The 2000s saw a renewed interest in exploring Mars with NASA orbiters, landers, and rovers. None had specifically astrobiological missions, but all contributed to better understanding pathways into the discipline’s goals. The Phoenix lander, for instance, found water ice in the north of Mars, ground-truthing the theory that Mars had substantial ice deposits just under its surface. The MER rovers, Opportunity and Spirit, detected carbonates and other minerals important to understanding the potential for biology in the martian past.

And then came Curiosity and Perseverance, which have an explicitly astrobiological mission – to determine whether ancient Mars was habitable or potentially inhabited. While Curiosity did not have the capacity to assess whether the planet was actually once inhabited by microbial life, the results it has collected have convinced its science team that portions of the Gale Crater landing site were once perfectly capable of supporting life. It was the first formal identification of a habitable environment beyond Earth. Now the same has been determined about Jezero Crater, where Perseverance is exploring.
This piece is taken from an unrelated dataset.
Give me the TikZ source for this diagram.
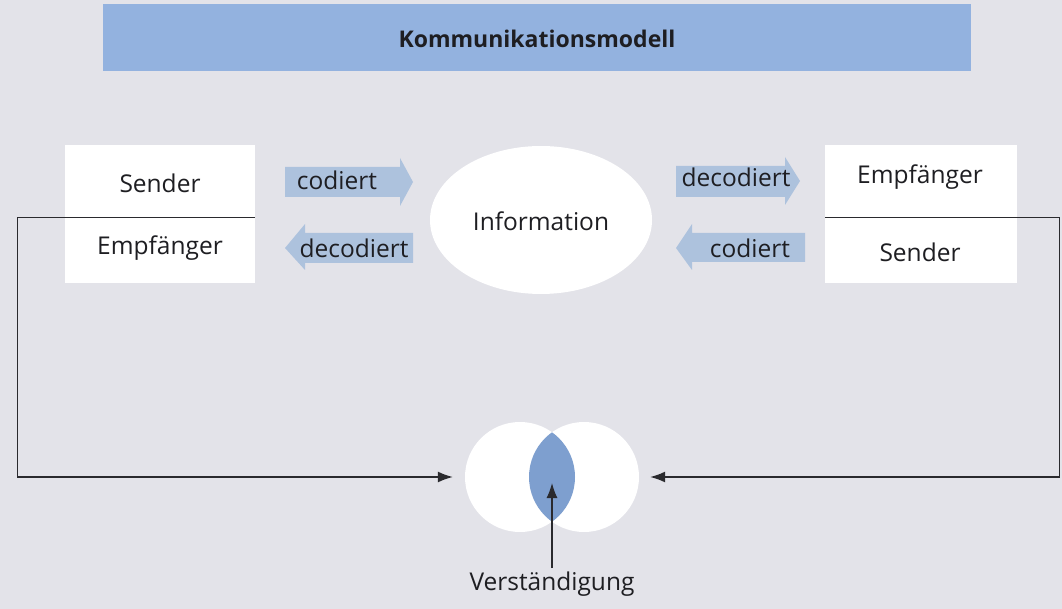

As is always the case with astrobiology, it was a combination of results — gathered by way of geology, geochemistry, mineralogy, sedimentology, super-high temperature chemistry and precision photography — that led to the conclusion that Mars was once habitable. Those findings support the theory that Mars was warmer and much wetter during its earliest days, even though climate modelers can’t figure out how an ancient Mars could have been warm enough, and had an atmosphere thick enough, to keep that water liquid for potentially tens of millions of years.

As technologies and scientific understandings have progressed, astrobiology has entered ever more fields. Moving beyond the astronomical detections of a cosmic menagerie of exoplanets, efforts are now underway to analyze the atmospheres, and ultimately the surfaces, of those bodies. The James Webb Space Telescope, launched in 2021, was modified to allow for intensive study of exoplanet atmospheres.

Carbon dioxide, water, and other compounds have already been detected in exoplanet atmospheres, but the ultimate goal is to find concentrations and mixes of oxygen, ozone and perhaps methane – gases which are associated with biology. Because oxygen and ozone quickly bond with other elements, the presence of large reservoirs of elemental oxygen, for instance, would tell scientists that it is constantly being produced. On Earth, the production of oxygen is largely a function of life, although abiotic means also exist and could be more pronounced on another planet.

The goal of searching for life beyond Earth has now also been embraced by the National Academy of Sciences, which in its most recent decadal study recommended a major NASA commitment to a next generation observatory that would have the power to clearly detect signs of life on distant exoplanets. NASA teams have begun the process of planning for such a future Grand Observatory, that will have widest telescope mirror ever sent to space. A NASA-European Space Agency Mars sample return mission is also both underway with rock caching by Perseverance and in development for a planned 2030s delivery to Earth of pieces of Mars.

With so many lines of research underway, NASA leaders are optimistic about finding life beyond Earth. When, where and what kind of life remain uncertain questions, but the quest is clearly well underway.